Dear All,
I have a Search Head, Deployment Server, Monitoring Console, a Cluster Manager, an Indexer Cluster and two unclustered Indexers.
On the Monitoring Console, I get alerts about the IOWaits being high on the two unclustered indexers and this has been happening only since we upgraded to 8.2.5.
There is no evidence of any issues, other than this alert in SplunkWeb and I want to disable it. I am using the following KB article:
https://docs.splunk.com/Documentation/Splunk/8.2.5/Admin/Healthconf
On the Monitoring Console server, I have put the following into the etc\apps\search\local\health.conf file:
[feature:iowait]
alert:sum_top3_cpu_percs__max_last_3m.disabled = 1
However, I am still getting the appearing in SplunkWeb on the Monitoring Console server.
Why is this? Am I configuring the health.conf in the wrong server or the wrong folder, or what? When I run a cmd btool health list, I see the configuration there, but Splunk is not doing as it is being told! If I am doing the wrong thing, even, can someone point me to some documentation that explains what I should be doing?
Thanks in advance!
The Health feature has caused some confusion regards local vs. distributed config. I have investigated this and it is very flexible to configure even though the docs is not so clear about it. So far I have not found any Answers posts that isn't possible to solve using standard config.
If you do configuration locally on Monitoring Console (DMC), as you described, that threshold will only be valid for the DMC local host. There is no distributed threashold. You need to configure the threshold on each and every enterprise instance (e.g. your standalone indexers). Either you do config in Splunk Web under Settings menu on each enterprise instance and just click Save. Or toggle Status Disable/Enable. This will take direct effect and does not require restart.
If you instead configure health.conf on each instance, example disable iowait, put this in health.conf
[feature:iowait]
disabled = 1
And then you need to do a reload e.g. http://<your_splunk>:<splunk_port>/debug/refresh
If you have a index cluster, applying a cluster bundle, this will trigger a restart of the peers. Version 8.2.4
Hope this solves your issue.
In addition you can use these searches to benchmark iowait performance over time, so you can set relevant thresholds for your environment.

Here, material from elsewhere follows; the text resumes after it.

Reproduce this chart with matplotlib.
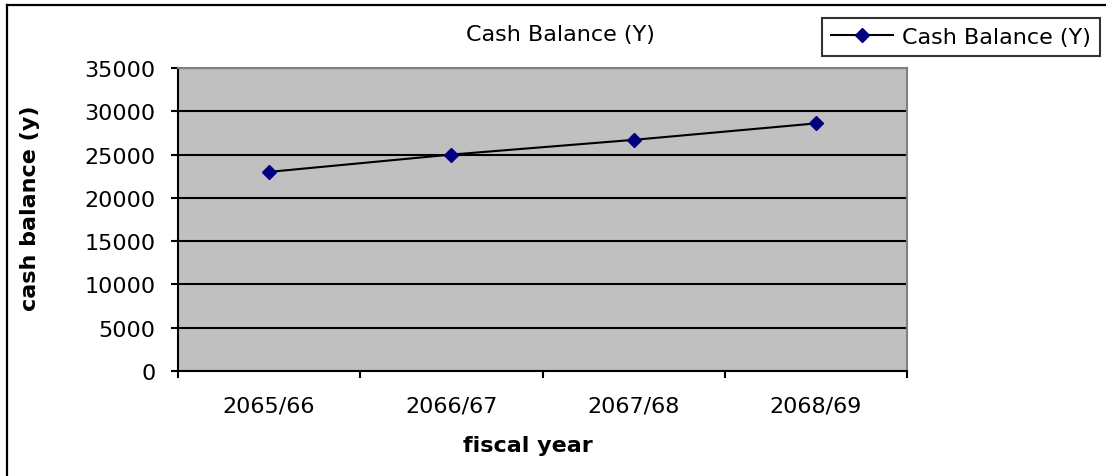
import matplotlib
matplotlib.use("Agg")
import matplotlib.pyplot as plt
from matplotlib.lines import Line2D

# Cash balance by fiscal year
fiscal_years = ["2065/66", "2066/67", "2067/68", "2068/69"]
cash_balance = [23000, 25000, 26700, 28600]
y_ticks = [0, 5000, 10000, 15000, 20000, 25000, 30000, 35000]

plt.rcParams["font.family"] = ["DejaVu Sans"]
FS = 16

W, H = 1106, 477
fig = plt.figure(figsize=(W / 100, H / 100), dpi=100)
fig.patch.set_facecolor("white")

# plot area in pixel bounds
left, right, top, bottom = 178, 907, 69, 372
ax = fig.add_axes([left / W, 1 - bottom / H, (right - left) / W, (bottom - top) / H])
ax.set_facecolor("#c0c0c0")

x = list(range(len(fiscal_years)))
ax.plot(x, cash_balance, color="black", lw=1.5, marker="D", ms=7,
        mfc="#000080", mec="#000080", label="Cash Balance (Y)", zorder=3)

ax.set_xlim(-0.5, len(fiscal_years) - 0.5)
ax.set_ylim(0, 35000)
ax.set_yticks(y_ticks)
ax.set_yticklabels([str(v) for v in y_ticks], fontsize=FS)
ax.yaxis.grid(True, color="black", lw=1.5)
ax.set_axisbelow(True)

ax.set_xticks(x)
ax.set_xticklabels(fiscal_years, fontsize=FS)
ax.set_xticks([i - 0.5 for i in range(len(fiscal_years) + 1)], minor=True)
ax.tick_params(axis="x", which="major", length=0, pad=18)
ax.tick_params(axis="x", which="minor", length=5, width=1.5, direction="out")
ax.tick_params(axis="y", length=5, width=1.5, direction="out", pad=11)

for side in ("left", "bottom"):
    ax.spines[side].set_color("black")
    ax.spines[side].set_linewidth(1.5)
for side in ("top", "right"):
    ax.spines[side].set_color("#808080")
    ax.spines[side].set_linewidth(1.5)

ax.set_ylabel("cash balance (y)", fontsize=FS, fontweight="bold", va="center")
ax.yaxis.set_label_coords(-0.203, 0.54)
ax.set_xlabel("fiscal year", fontsize=FS, fontweight="bold", va="center")
ax.xaxis.set_label_coords(0.48, -0.244)

ax.text(0.524, 1.112, "Cash Balance (Y)", transform=ax.transAxes,
        ha="center", va="center", fontsize=FS)

leg = ax.legend(loc="upper right", bbox_to_anchor=(1100 / W, 1 - 19 / H),
                bbox_transform=fig.transFigure, borderaxespad=0,
                fontsize=FS, fancybox=False, frameon=True, handlelength=2.8,
                handletextpad=0.4, borderpad=0.4)
leg.get_frame().set_edgecolor("black")
leg.get_frame().set_linewidth(1.5)

# outer chart frame (top and left edges)
fig.add_artist(Line2D([7 / W, 1.0], [1 - 6 / H, 1 - 6 / H],
                      transform=fig.transFigure, color="black", lw=1.6))
fig.add_artist(Line2D([7 / W, 7 / W], [1 - 6 / H, 0.0],
                      transform=fig.transFigure, color="black", lw=1.6))

fig.savefig("out.png", dpi=100)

Just replace the hostname:
CPU IOwait average
index=_internal source="*/splunk/var/log/splunk/health.log"
feature=IOWait component=PeriodicHealthReporter node_type=indicator
indicator=avg_cpu__max_perc_last_3m host=ind0*
| timechart span=30s max(measured_value) min(due_to_threshold_value) by host
CPU IOwait single CPU
index=_internal source="*/splunk/var/log/splunk/health.log"
feature=IOWait component=PeriodicHealthReporter node_type=indicator
indicator=single_cpu__max_perc_last_3m host=ind0*
| timechart span=300s max(measured_value) min(due_to_threshold_value) by host
CPU IOwait top3 CPU
index=_internal source="*/splunk/var/log/splunk/health.log"
feature=IOWait component=PeriodicHealthReporter node_type=indicator
indicator=sum_top3_cpu_percs__max_last_3m host=ind0*
| timechart span=30s max(measured_value) min(due_to_threshold_value) by host
Did you restart the MC server after changing the config file?
Have you tried making the same health.conf change on the indexers?
Yes, I restarted the MC several times after the changes to the configurations.
No, I have not edited the health.conf on the Indexers. They are quite difficult to restart at the moment and I was hoping that someone would have a KB or document that could help (or know definitively) before I went there.